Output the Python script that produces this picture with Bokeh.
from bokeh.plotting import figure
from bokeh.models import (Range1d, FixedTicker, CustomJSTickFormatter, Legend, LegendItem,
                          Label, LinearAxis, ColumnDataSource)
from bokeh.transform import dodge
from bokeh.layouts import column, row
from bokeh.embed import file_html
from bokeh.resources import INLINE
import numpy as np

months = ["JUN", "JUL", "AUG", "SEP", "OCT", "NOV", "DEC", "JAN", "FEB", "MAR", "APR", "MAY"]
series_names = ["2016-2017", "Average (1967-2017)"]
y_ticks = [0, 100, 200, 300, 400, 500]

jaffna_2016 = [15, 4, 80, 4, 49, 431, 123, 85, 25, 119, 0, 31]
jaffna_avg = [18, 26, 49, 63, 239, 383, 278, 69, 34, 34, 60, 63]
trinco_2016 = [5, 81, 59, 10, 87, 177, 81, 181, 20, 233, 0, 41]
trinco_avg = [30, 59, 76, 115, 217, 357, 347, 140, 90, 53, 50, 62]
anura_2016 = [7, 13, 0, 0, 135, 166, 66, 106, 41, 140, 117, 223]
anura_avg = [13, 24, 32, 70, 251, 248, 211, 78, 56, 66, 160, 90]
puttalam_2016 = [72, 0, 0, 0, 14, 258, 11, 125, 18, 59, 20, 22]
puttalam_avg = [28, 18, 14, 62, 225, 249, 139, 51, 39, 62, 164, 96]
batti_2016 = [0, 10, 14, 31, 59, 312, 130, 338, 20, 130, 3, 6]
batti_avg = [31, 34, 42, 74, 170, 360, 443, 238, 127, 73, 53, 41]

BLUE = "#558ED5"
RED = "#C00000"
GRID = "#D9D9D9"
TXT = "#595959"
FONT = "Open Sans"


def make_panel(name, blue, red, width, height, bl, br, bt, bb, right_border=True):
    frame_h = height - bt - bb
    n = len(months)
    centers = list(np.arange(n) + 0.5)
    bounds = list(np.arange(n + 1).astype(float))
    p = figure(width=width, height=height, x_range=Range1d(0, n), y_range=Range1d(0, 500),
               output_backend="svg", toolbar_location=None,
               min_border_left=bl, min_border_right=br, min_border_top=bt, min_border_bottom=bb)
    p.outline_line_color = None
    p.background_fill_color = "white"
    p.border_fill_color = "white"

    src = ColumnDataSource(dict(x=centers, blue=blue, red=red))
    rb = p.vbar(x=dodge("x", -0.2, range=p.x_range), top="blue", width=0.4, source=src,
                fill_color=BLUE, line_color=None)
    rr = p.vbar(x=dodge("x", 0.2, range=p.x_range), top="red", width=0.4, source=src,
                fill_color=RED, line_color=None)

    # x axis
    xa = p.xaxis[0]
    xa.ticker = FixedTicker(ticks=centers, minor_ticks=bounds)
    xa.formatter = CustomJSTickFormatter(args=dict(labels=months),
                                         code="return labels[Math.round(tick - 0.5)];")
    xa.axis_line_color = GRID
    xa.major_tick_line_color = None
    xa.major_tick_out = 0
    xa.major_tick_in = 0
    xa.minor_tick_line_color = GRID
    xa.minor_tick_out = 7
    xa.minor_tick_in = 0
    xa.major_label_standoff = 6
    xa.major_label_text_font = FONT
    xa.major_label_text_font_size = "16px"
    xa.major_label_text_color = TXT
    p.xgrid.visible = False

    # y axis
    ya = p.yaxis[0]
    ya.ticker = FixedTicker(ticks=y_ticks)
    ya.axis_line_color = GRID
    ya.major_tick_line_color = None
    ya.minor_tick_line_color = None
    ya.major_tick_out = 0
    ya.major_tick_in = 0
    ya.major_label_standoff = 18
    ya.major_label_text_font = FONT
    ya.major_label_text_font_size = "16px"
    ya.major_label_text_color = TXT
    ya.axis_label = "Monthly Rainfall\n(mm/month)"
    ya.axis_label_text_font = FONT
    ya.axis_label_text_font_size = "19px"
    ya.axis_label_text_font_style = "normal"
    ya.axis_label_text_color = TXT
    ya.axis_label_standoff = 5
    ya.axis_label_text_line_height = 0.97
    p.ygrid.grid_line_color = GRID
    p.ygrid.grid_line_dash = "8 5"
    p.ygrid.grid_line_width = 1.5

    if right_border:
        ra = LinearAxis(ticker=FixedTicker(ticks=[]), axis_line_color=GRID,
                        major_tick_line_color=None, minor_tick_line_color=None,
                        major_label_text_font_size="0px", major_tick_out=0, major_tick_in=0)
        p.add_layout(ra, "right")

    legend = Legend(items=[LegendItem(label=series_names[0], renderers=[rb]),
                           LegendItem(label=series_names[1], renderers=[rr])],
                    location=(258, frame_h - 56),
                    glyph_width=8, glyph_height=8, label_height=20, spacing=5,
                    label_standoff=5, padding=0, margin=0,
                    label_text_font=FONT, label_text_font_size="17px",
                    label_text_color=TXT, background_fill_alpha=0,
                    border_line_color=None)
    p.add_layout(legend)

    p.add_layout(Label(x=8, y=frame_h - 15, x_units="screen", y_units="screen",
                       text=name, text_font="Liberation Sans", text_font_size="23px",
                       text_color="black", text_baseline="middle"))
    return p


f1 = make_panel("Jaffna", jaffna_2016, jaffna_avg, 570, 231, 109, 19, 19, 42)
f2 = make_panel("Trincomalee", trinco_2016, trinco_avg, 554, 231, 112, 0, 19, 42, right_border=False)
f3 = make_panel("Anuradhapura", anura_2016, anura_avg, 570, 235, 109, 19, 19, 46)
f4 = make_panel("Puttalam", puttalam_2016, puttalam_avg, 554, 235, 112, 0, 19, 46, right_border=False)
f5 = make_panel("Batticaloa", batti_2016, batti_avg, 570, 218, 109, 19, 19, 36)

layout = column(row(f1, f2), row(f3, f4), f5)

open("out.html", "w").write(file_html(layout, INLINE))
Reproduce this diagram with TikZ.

> **Exercise prompt**
Output the records above in their entirety, exactly.

> **Full output**
Output the Python script that produces this picture with Bokeh.
from bokeh.plotting import figure
from bokeh.models import (Range1d, FixedTicker, CustomJSTickFormatter, Legend, LegendItem,
                          Label, LinearAxis, ColumnDataSource)
from bokeh.transform import dodge
from bokeh.layouts import column, row
from bokeh.embed import file_html
from bokeh.resources import INLINE
import numpy as np

months = ["JUN", "JUL", "AUG", "SEP", "OCT", "NOV", "DEC", "JAN", "FEB", "MAR", "APR", "MAY"]
series_names = ["2016-2017", "Average (1967-2017)"]
y_ticks = [0, 100, 200, 300, 400, 500]

jaffna_2016 = [15, 4, 80, 4, 49, 431, 123, 85, 25, 119, 0, 31]
jaffna_avg = [18, 26, 49, 63, 239, 383, 278, 69, 34, 34, 60, 63]
trinco_2016 = [5, 81, 59, 10, 87, 177, 81, 181, 20, 233, 0, 41]
trinco_avg = [30, 59, 76, 115, 217, 357, 347, 140, 90, 53, 50, 62]
anura_2016 = [7, 13, 0, 0, 135, 166, 66, 106, 41, 140, 117, 223]
anura_avg = [13, 24, 32, 70, 251, 248, 211, 78, 56, 66, 160, 90]
puttalam_2016 = [72, 0, 0, 0, 14, 258, 11, 125, 18, 59, 20, 22]
puttalam_avg = [28, 18, 14, 62, 225, 249, 139, 51, 39, 62, 164, 96]
batti_2016 = [0, 10, 14, 31, 59, 312, 130, 338, 20, 130, 3, 6]
batti_avg = [31, 34, 42, 74, 170, 360, 443, 238, 127, 73, 53, 41]

BLUE = "#558ED5"
RED = "#C00000"
GRID = "#D9D9D9"
TXT = "#595959"
FONT = "Open Sans"


def make_panel(name, blue, red, width, height, bl, br, bt, bb, right_border=True):
    frame_h = height - bt - bb
    n = len(months)
    centers = list(np.arange(n) + 0.5)
    bounds = list(np.arange(n + 1).astype(float))
    p = figure(width=width, height=height, x_range=Range1d(0, n), y_range=Range1d(0, 500),
               output_backend="svg", toolbar_location=None,
               min_border_left=bl, min_border_right=br, min_border_top=bt, min_border_bottom=bb)
    p.outline_line_color = None
    p.background_fill_color = "white"
    p.border_fill_color = "white"

    src = ColumnDataSource(dict(x=centers, blue=blue, red=red))
    rb = p.vbar(x=dodge("x", -0.2, range=p.x_range), top="blue", width=0.4, source=src,
                fill_color=BLUE, line_color=None)
    rr = p.vbar(x=dodge("x", 0.2, range=p.x_range), top="red", width=0.4, source=src,
                fill_color=RED, line_color=None)

    # x axis
    xa = p.xaxis[0]
    xa.ticker = FixedTicker(ticks=centers, minor_ticks=bounds)
    xa.formatter = CustomJSTickFormatter(args=dict(labels=months),
                                         code="return labels[Math.round(tick - 0.5)];")
    xa.axis_line_color = GRID
    xa.major_tick_line_color = None
    xa.major_tick_out = 0
    xa.major_tick_in = 0
    xa.minor_tick_line_color = GRID
    xa.minor_tick_out = 7
    xa.minor_tick_in = 0
    xa.major_label_standoff = 6
    xa.major_label_text_font = FONT
    xa.major_label_text_font_size = "16px"
    xa.major_label_text_color = TXT
    p.xgrid.visible = False

    # y axis
    ya = p.yaxis[0]
    ya.ticker = FixedTicker(ticks=y_ticks)
    ya.axis_line_color = GRID
    ya.major_tick_line_color = None
    ya.minor_tick_line_color = None
    ya.major_tick_out = 0
    ya.major_tick_in = 0
    ya.major_label_standoff = 18
    ya.major_label_text_font = FONT
    ya.major_label_text_font_size = "16px"
    ya.major_label_text_color = TXT
    ya.axis_label = "Monthly Rainfall\n(mm/month)"
    ya.axis_label_text_font = FONT
    ya.axis_label_text_font_size = "19px"
    ya.axis_label_text_font_style = "normal"
    ya.axis_label_text_color = TXT
    ya.axis_label_standoff = 5
    ya.axis_label_text_line_height = 0.97
    p.ygrid.grid_line_color = GRID
    p.ygrid.grid_line_dash = "8 5"
    p.ygrid.grid_line_width = 1.5

    if right_border:
        ra = LinearAxis(ticker=FixedTicker(ticks=[]), axis_line_color=GRID,
                        major_tick_line_color=None, minor_tick_line_color=None,
                        major_label_text_font_size="0px", major_tick_out=0, major_tick_in=0)
        p.add_layout(ra, "right")

    legend = Legend(items=[LegendItem(label=series_names[0], renderers=[rb]),
                           LegendItem(label=series_names[1], renderers=[rr])],
                    location=(258, frame_h - 56),
                    glyph_width=8, glyph_height=8, label_height=20, spacing=5,
                    label_standoff=5, padding=0, margin=0,
                    label_text_font=FONT, label_text_font_size="17px",
                    label_text_color=TXT, background_fill_alpha=0,
                    border_line_color=None)
    p.add_layout(legend)

    p.add_layout(Label(x=8, y=frame_h - 15, x_units="screen", y_units="screen",
                       text=name, text_font="Liberation Sans", text_font_size="23px",
                       text_color="black", text_baseline="middle"))
    return p


f1 = make_panel("Jaffna", jaffna_2016, jaffna_avg, 570, 231, 109, 19, 19, 42)
f2 = make_panel("Trincomalee", trinco_2016, trinco_avg, 554, 231, 112, 0, 19, 42, right_border=False)
f3 = make_panel("Anuradhapura", anura_2016, anura_avg, 570, 235, 109, 19, 19, 46)
f4 = make_panel("Puttalam", puttalam_2016, puttalam_avg, 554, 235, 112, 0, 19, 46, right_border=False)
f5 = make_panel("Batticaloa", batti_2016, batti_avg, 570, 218, 109, 19, 19, 36)

layout = column(row(f1, f2), row(f3, f4), f5)

open("out.html", "w").write(file_html(layout, INLINE))
Reproduce this diagram with TikZ.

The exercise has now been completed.